When I woke up, I was in Naveshir. Actually, no bus goes directly to Goreme. They all just go to Naveshir and then you pick up a shuttle bus to Goreme. The shuttle bus that was set up for me was actually a tour group so on the way, the guy was trying to convince me to go on his tour for the day. He said I could throw my bags in the back and then I'd just check into the hotel when we were done. It actually sounded like a good plan because Cappadocia is so spread out that you really need to take tours and then you get some context too. So, that's what I did.
We went and picked up the other 14 people for the tour and headed out on a 250km loop. First stop was the monestary. So the thing about this region is that there's a lot of really soft sandstone everywhere topped off with some hard volcanic rock. This happened because three big volcanoes blew their tops at roughly the same time (geologically) and deposited 200m of rock on the area very quickly. Since the sandstone is so soft, it's really easy to cave into so over the millenia, people have been digging their own caves here and living in them. They think it started with the Hitites, but realistically, there's been half a dozen civilizations living in these holes and some of them get really intricate. The christians made a really big impression on the area before the Bysantinzes showed up. Since the romans presecuted the christians, they took their workship underground. Litterally. The monestary is a perfect example complete with cathedral and burnt frescoes depicting biblical scenes. And all the passages just weave around and under each other.
The next stop was the valley where we did a 3km walk along the floor. This valley is a gigantic crack hundreds of meters deep with a river running through the center. It was created as the lava cooled and the surface cracked up. The sides of the valley are littered with churches and homes of people that used to live there. Now, there's people still living in the valley, but they stay on the valley floor and do some agriculture and cater to the tourists. We had lunch at one of these places (and I was hungry considering I didn't get breakfast) where I ate a clay pot of beef and vegetables. A local specialty that really wasn't excuted well at all. The meat was too gristly and fairly tasteless. It was an idylic setting though where some of the tables were even suspended directly over the water on stilts.
After lunch, it was a 40 min drive to the underground city. And they don't call it a city for nothing. It's ginormous. It goes 20 levels down and they think could hold over 10,000 people if needed. There's even a church, a stable, a winery and a school underground. We could only go to the first 8 floors but it was still ridiculously impressive.
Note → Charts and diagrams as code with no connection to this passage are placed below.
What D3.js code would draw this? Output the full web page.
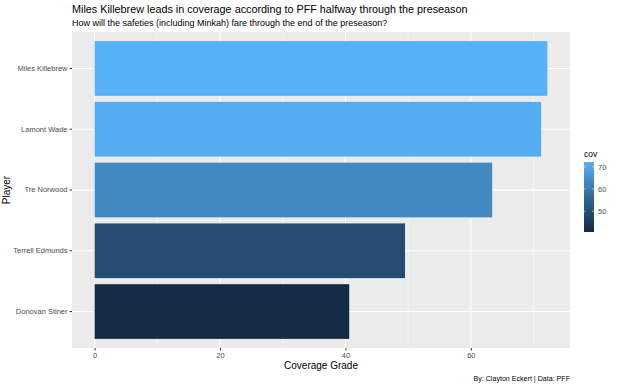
<!DOCTYPE html>
<html><head><meta charset="utf-8">
<script src="https://cdn.jsdelivr.net/npm/d3@7"></script>
<style>body{margin:0;background:#fff;} text{font-family:"Liberation Sans",Arial,sans-serif;}</style>
</head><body>
<svg id="c" width="620" height="386"></svg>
<script>
const players = ["Miles Killebrew","Lamont Wade","Tre Norwood","Terrell Edmunds","Donovan Stiner"];
const cov = [72.2, 71.2, 63.4, 49.5, 40.6];
const xTicks = [0,20,40,60];
const xMinor = [10,30,50,70];
const legendTicks = [50,60,70];

const svg = d3.select("#c");
const L=72, R=570, T=32, B=348;
const xmax = d3.max(cov), pad = xmax*0.05;
const x = d3.scaleLinear().domain([-pad, xmax+pad]).range([L,R]);
const y = d3.scaleBand().domain(players).range([T,B]).paddingInner(0.1).paddingOuter(0.15);
const col = d3.scaleLinear().domain([d3.min(cov), d3.max(cov)]).range(["#132B43","#56B1F7"]).interpolate(d3.interpolateLab);

svg.append("rect").attr("x",L).attr("y",T).attr("width",R-L).attr("height",B-T).attr("fill","#EBEBEB");
const g = svg.append("g");
xMinor.forEach(v=>g.append("line").attr("x1",x(v)).attr("x2",x(v)).attr("y1",T).attr("y2",B).attr("stroke","#fff").attr("stroke-width",0.5));
xTicks.forEach(v=>g.append("line").attr("x1",x(v)).attr("x2",x(v)).attr("y1",T).attr("y2",B).attr("stroke","#fff").attr("stroke-width",1.1));
players.forEach(p=>g.append("line").attr("x1",L).attr("x2",R).attr("y1",y(p)+y.bandwidth()/2).attr("y2",y(p)+y.bandwidth()/2).attr("stroke","#fff").attr("stroke-width",1.1));

svg.selectAll(".bar").data(players).join("rect").attr("class","bar")
  .attr("x",x(0)).attr("y",d=>y(d)).attr("height",y.bandwidth())
  .attr("width",(d,i)=>x(cov[i])-x(0)).attr("fill",(d,i)=>col(cov[i]));

// y axis
const ya = svg.append("g").attr("transform",`translate(${L},0)`)
  .call(d3.axisLeft(y).tickSize(2.5).tickPadding(2));
ya.select(".domain").remove();
ya.selectAll("line").attr("stroke","#333");
ya.selectAll("text").attr("fill","#4D4D4D").style("font-size","7.5px").style("font-family","Liberation Sans, Arial, sans-serif");
// x axis
const xa = svg.append("g").attr("transform",`translate(0,${B})`)
  .call(d3.axisBottom(x).tickValues(xTicks).tickSize(2.5).tickPadding(2));
xa.select(".domain").remove();
xa.selectAll("line").attr("stroke","#333");
xa.selectAll("text").attr("fill","#4D4D4D").style("font-size","7.5px").style("font-family","Liberation Sans, Arial, sans-serif");

svg.append("text").attr("x",(L+R)/2).attr("y",369).attr("text-anchor","middle").style("font-size","10px").attr("fill","#000").text("Coverage Grade");
svg.append("text").attr("transform",`translate(10,${(T+B)/2}) rotate(-90)`).attr("text-anchor","middle").style("font-size","10px").attr("fill","#000").text("Player");
svg.append("text").attr("x",L).attr("y",13).style("font-size","10.8px").attr("fill","#000").text("Miles Killebrew leads in coverage according to PFF halfway through the preseason");
svg.append("text").attr("x",L).attr("y",26).style("font-size","9px").attr("fill","#000").text("How will the safeties (including Minkah) fare through the end of the preseason?");
svg.append("text").attr("x",R).attr("y",381).attr("text-anchor","end").style("font-size","7.1px").attr("fill","#000").text("By: Clayton Eckert | Data: PFF");

// legend
const lx=584, lw=10, ly0=162, ly1=232;
const ls = d3.scaleLinear().domain([d3.min(cov), d3.max(cov)]).range([ly1, ly0]);
const defs = svg.append("defs");
const grad = defs.append("linearGradient").attr("id","gr").attr("x1",0).attr("x2",0).attr("y1",1).attr("y2",0);
d3.range(0,1.001,0.1).forEach(t=>grad.append("stop").attr("offset",t).attr("stop-color",col(d3.min(cov)+t*(d3.max(cov)-d3.min(cov)))));
svg.append("text").attr("x",lx).attr("y",157).style("font-size","8.5px").attr("fill","#000").text("cov");
svg.append("rect").attr("x",lx).attr("y",ly0).attr("width",lw).attr("height",ly1-ly0).attr("fill","url(#gr)");
legendTicks.forEach(v=>{
  svg.append("line").attr("x1",lx).attr("x2",lx+2).attr("y1",ls(v)).attr("y2",ls(v)).attr("stroke","#fff").attr("stroke-width",0.5);
  svg.append("line").attr("x1",lx+lw-2).attr("x2",lx+lw).attr("y1",ls(v)).attr("y2",ls(v)).attr("stroke","#fff").attr("stroke-width",0.5);
  svg.append("text").attr("x",lx+lw+4).attr("y",ls(v)+2.7).style("font-size","7.5px").attr("fill","#4D4D4D").text(v);
});
</script>
</body></html>
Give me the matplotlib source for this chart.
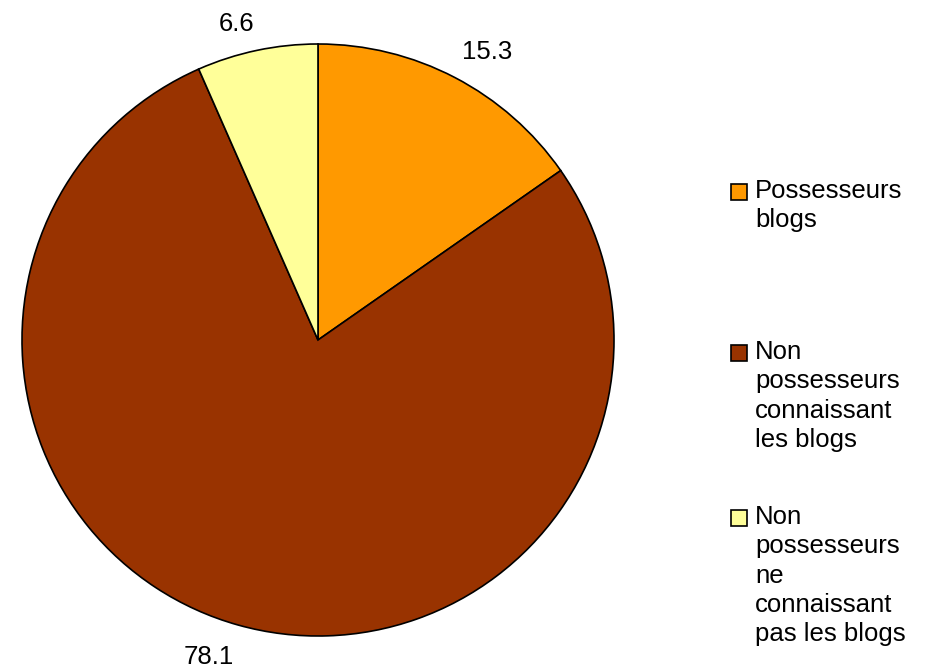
import matplotlib
matplotlib.use("Agg")
import matplotlib.pyplot as plt
from matplotlib.patches import Rectangle

plt.rcParams['font.family'] = ['Liberation Sans', 'DejaVu Sans']

categories = ["Possesseurs\nblogs",
              "Non\npossesseurs\nconnaissant\nles blogs",
              "Non\npossesseurs\nne\nconnaissant\npas les blogs"]
values = [15.3, 78.1, 6.6]
value_labels = ["15.3", "78.1", "6.6"]
colors = ["#FF9900", "#993300", "#FFFF99"]

W, H = 928, 672
fig = plt.figure(figsize=(W / 100, H / 100), dpi=100)
cx, cy, R = 318, 340, 296
ax = fig.add_axes([(cx - R) / W, 1 - (cy + R) / H, 2 * R / W, 2 * R / H])

wedges, texts = ax.pie(values, labels=value_labels, colors=colors, startangle=90,
                       counterclock=False, radius=1.0, labeldistance=1.05,
                       wedgeprops=dict(edgecolor='black', linewidth=1.2),
                       textprops=dict(fontsize=18.5, color='black'))
for t in texts:
    x, y = t.get_position()
    t.set_ha('left' if x > 0 else 'right')
    t.set_va('bottom' if y > 0 else 'top')
    if y < 0:
        t.set_position((x, y - 0.02))
ax.set_xlim(-1, 1)
ax.set_ylim(-1, 1)
ax.set_aspect('equal')
ax.axis('off')

# Legend (manual placement to match the reference layout)
tops = [179, 340, 505]
sq_tops = [184, 345, 510]
for lab, col, ty, sy in zip(categories, colors, tops, sq_tops):
    fig.text(755 / W, 1 - ty / H, lab, fontsize=18.5, ha='left', va='top',
             linespacing=1.28)
    fig.patches.append(Rectangle((731 / W, 1 - (sy + 16) / H), 16 / W, 16 / H,
                                 transform=fig.transFigure, facecolor=col,
                                 edgecolor='black', linewidth=1.2))

fig.savefig("out.png", dpi=100)
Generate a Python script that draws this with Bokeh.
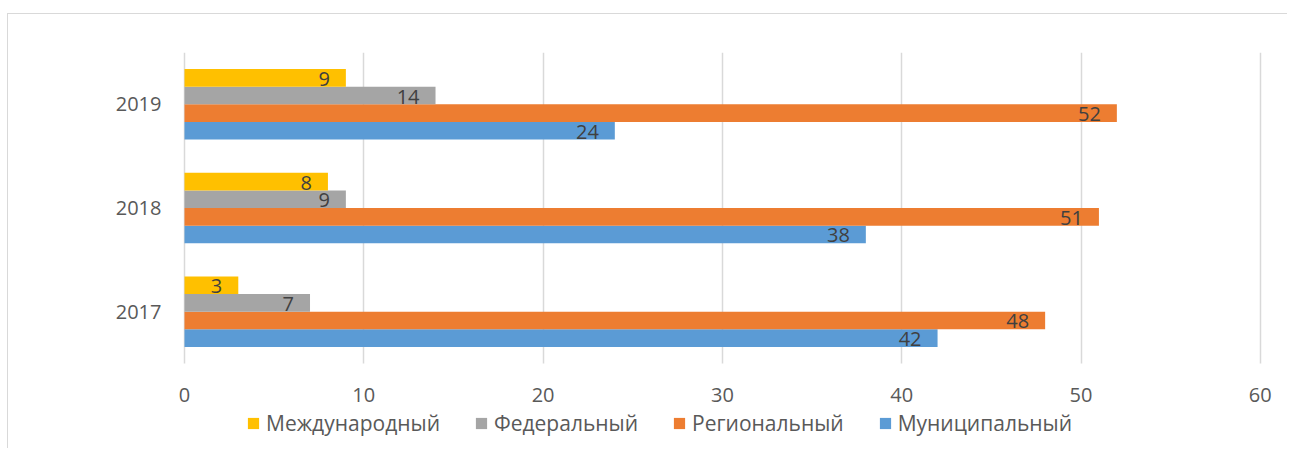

They figure that it was mostly built by the Christians who weren't warriors so that when an invading army came through, they'd just dissapear into their holes and wait it out. If the invader did come through, then they had choke points with very narroy passageways and heavy stones that could be rolled over then to close the passage. Of course, an attacker could try to flush them out by plugging the air holes, but they made many to try and prevent this.
Once we got out of the underground city, we went to the carpet co-op where they showed us how the carpets are made and explained about the different types. Then they tried to sell us some carpets. I ended up buying one for beside my bed. It was more expensive than the Kilm, but I trust these guys more that it was actually handmade and that they paid the women.